You should also consider the distance between the strings of four and five-string bass guitars. On five-string bass guitars, the distance between each string is typically less or equal to 16.55 mm around the bridge area.

With a four-string model, the distance is usually around 18 mm. Some even have distances of 19 mm or 20 mm meaning there is more room to play and less chance of hitting the wrong string.

Once you develop some proficiency and become technically adept on a bass, the fifth string shouldn’t cause any issues. Instead, it should be a welcome bonus for an array of songs.

Which One Should You Choose? 4 Or 5 String Bass?

Which One Should You Choose 4 Or 5 String Bass

So, we have concluded that a five-string bass offers more versatility than its four-stringed cousin. But, does this mean it’s necessarily better? Well, not really.

Yes, having the additional range at your disposal can be very useful but only for certain players and genres. Most pieces of music do not require the extra range a five-string offer.

Nevertheless, you should consider some of the key reasons why a five-string bass may be right for you.

Reasons To Buy A 5 String Bass

  • You want or need access to lower notes on your bass
  • The genre of music (metal, funk, etc) you play requires lower notes but, at the same time, needs standard tuning as well
  • You want to experiment with different scales, arpeggios, and chords
  • You are a very experienced and technically sound bassist with many years of playing behind you already
  • You are tired or have mastered the four-string bass and want a new challenge
  • You do not like de-tuning your bass when you need a lower tone
  • You want just one instrument for all genres you play rather than two, three, or four for each live show

If any of these apply to you, then a five-string bass should be considered. On the other hand, if you cannot relate to any of these points, then it may be best to stick to a four-stringed bass guitar.

Frequently Asked Questions

What Is More Common? 4, 5, Or 6 String Bass Guitars?

Four-string bass guitars are the most common and regarded as the standard model of bass. Browse online music sites or music stores and you will probably notice many more four-string models than any other variety including five and six-string models.

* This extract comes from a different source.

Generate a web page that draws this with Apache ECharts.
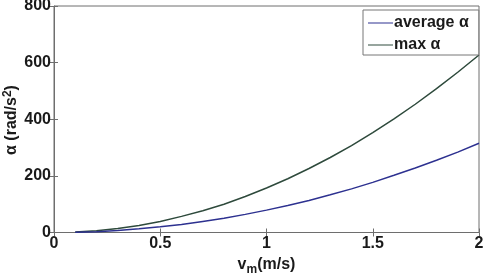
<!DOCTYPE html>
<html><head><meta charset="utf-8">
<script src="https://cdn.jsdelivr.net/npm/echarts@6/dist/echarts.min.js"></script>
<style>html,body{margin:0;padding:0;background:#fff}#c{width:486px;height:275px}</style>
</head><body><div id="c"></div>
<script>
var vm = [0.1,0.2,0.3,0.4,0.5,0.6,0.7,0.8,0.9,1.0,1.1,1.2,1.3,1.4,1.5,1.6,1.7,1.8,1.9,2.0];
var avgAlpha = [1,3,7,13,20,28,39,50,64,79,95,113,133,154,177,202,228,255,284,315];
var maxAlpha = [2,6,14,25,39,57,77,100,127,157,190,226,265,307,353,401,453,508,566,627];
var xTicks = [0,0.5,1,1.5,2];
var yTicks = [0,200,400,600,800];

var chart = echarts.init(document.getElementById('c'));
var font = 'Liberation Sans, Arial, sans-serif';
var axisCol = '#6e6e6e';
var txtCol = '#1a1a1a';
var avgCol = '#2d3190', maxCol = '#2e4a3c';
function pairs(xs, ys){ return xs.map(function(x,i){return [x, ys[i]];}); }
var labelStyle = {color:txtCol, fontSize:16, fontWeight:'bold', fontFamily:font};
chart.setOption({
  animation:false,
  grid:{left:54, right:7, top:6, bottom:42.5, show:true, borderColor:axisCol, borderWidth:1, containLabel:false, outerBoundsMode:'none'},
  xAxis:[{
    type:'value', min:0, max:2, interval:0.5,
    axisLine:{show:true, onZero:false, lineStyle:{color:axisCol}},
    axisTick:{inside:true, length:4, lineStyle:{color:axisCol}},
    splitLine:{show:false},
    axisLabel:Object.assign({margin:3, formatter:function(v){return String(v);}}, labelStyle),
    name:'{v|v}{s|m}{v|(m/s)}', nameLocation:'middle', nameGap:19,
    nameTextStyle:{rich:{v:{fontSize:16,fontWeight:'bold',fontFamily:font,color:txtCol},s:{fontSize:12,fontWeight:'bold',fontFamily:font,color:txtCol,verticalAlign:'bottom',padding:[10,0,0,0]}}}
  },{
    type:'value', position:'top', min:0, max:2, interval:0.5,
    axisLine:{show:false}, axisTick:{inside:true, length:4, lineStyle:{color:axisCol}},
    axisLabel:{show:false}, splitLine:{show:false}
  }],
  yAxis:[{
    type:'value', min:0, max:800, interval:200,
    axisLine:{show:true, lineStyle:{color:axisCol}},
    axisTick:{inside:true, length:4, lineStyle:{color:axisCol}},
    splitLine:{show:false},
    axisLabel:Object.assign({margin:3}, labelStyle)
  },{
    type:'value', position:'right', min:0, max:800, interval:200,
    axisLine:{show:false}, axisTick:{inside:true, length:4, lineStyle:{color:axisCol}},
    axisLabel:{show:false}, splitLine:{show:false}
  }],
  graphic:[{
    type:'text', x:12, y:120, rotation:Math.PI/2,
    style:{
      text:'{a|α (rad/s}{s|2}{a|)}', align:'center', verticalAlign:'middle',
      rich:{a:{fontSize:16,fontWeight:'bold',fontFamily:font,fill:txtCol,color:txtCol},s:{fontSize:12,fontWeight:'bold',fontFamily:font,fill:txtCol,color:txtCol,verticalAlign:'top',padding:[0,0,8,0]}}
    }
  }],
  legend:{
    left:363, top:10, width:114, orient:'vertical', itemGap:6,
    padding:[5,10,2,5], backgroundColor:'#fff', borderColor:'#777', borderWidth:1,
    itemWidth:25, itemHeight:16, icon:'path://M0,7.5 L25,7.5 L25,8.5 L0,8.5 Z',
    textStyle:{fontSize:16, fontWeight:'bold', fontFamily:font, color:txtCol, padding:[0,0,0,-4]},
    data:[{name:'average α', itemStyle:{color:avgCol}}, {name:'max α', itemStyle:{color:maxCol}}]
  },
  series:[
    {name:'average α', type:'line', data:pairs(vm, avgAlpha), showSymbol:false, lineStyle:{color:avgCol, width:1.5}, itemStyle:{color:avgCol}, z:3},
    {name:'max α', type:'line', data:pairs(vm, maxAlpha), showSymbol:false, lineStyle:{color:maxCol, width:1.5}, itemStyle:{color:maxCol}, z:2}
  ]
});
</script></body></html>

When it comes to comparing five and six-string bass guitars, most stores will have a few examples of five-string basses but a very small selection of six-string models. You may find it difficult to find a six-string bass in many music stores as they are not commonly played.

What Costs More? 4 Or 5 String Bass Guitars?

It goes without saying but an additional string equals additional costs. So, when you buy a set of four bass strings, you can usually figure out the cost of each string by dividing the full price against the four.

Therefore, an extra string should cost the same but on top of the final price.

This rise in cost also applies to the whole bass guitar. Six-string bass guitars tend to cost more than five-string models which, in turn, cost more than four-stringed basses.

This could be down to a variety of factors such as the materials used in the construction of the bass as the more strings the instrument has, the more reinforcement it will need to withstand the tension on the neck.

It could also be a simple factor of supply and demand as well. Some brands cost more than others. For beginners, we do not recommend spending a large sum on your first bass.

Start with a beginner model and when you progress, you can start thinking of more expensive models.

Why Is A 4 String Bass Easier To Play Than A 5 String Bass?

As we mentioned above, the fretboard of a five-string bass guitar is generally wider than a four-string bass. Therefore, it takes more effort to wrap your hands around the neck and master the larger fretboard.

The fewer strings there are, the easier it will be for a beginner to learn the ropes. Four strings are more than enough for you to learn basic notes, scales, chords, and the overall roadmap of the fretboard.

To learn basic theory and techniques, we suggest sticking to a four-string bass at first. As your skills progress, you may want to branch out and challenge yourself on a five-string bass. Time will tell what type of bass will suit your style best.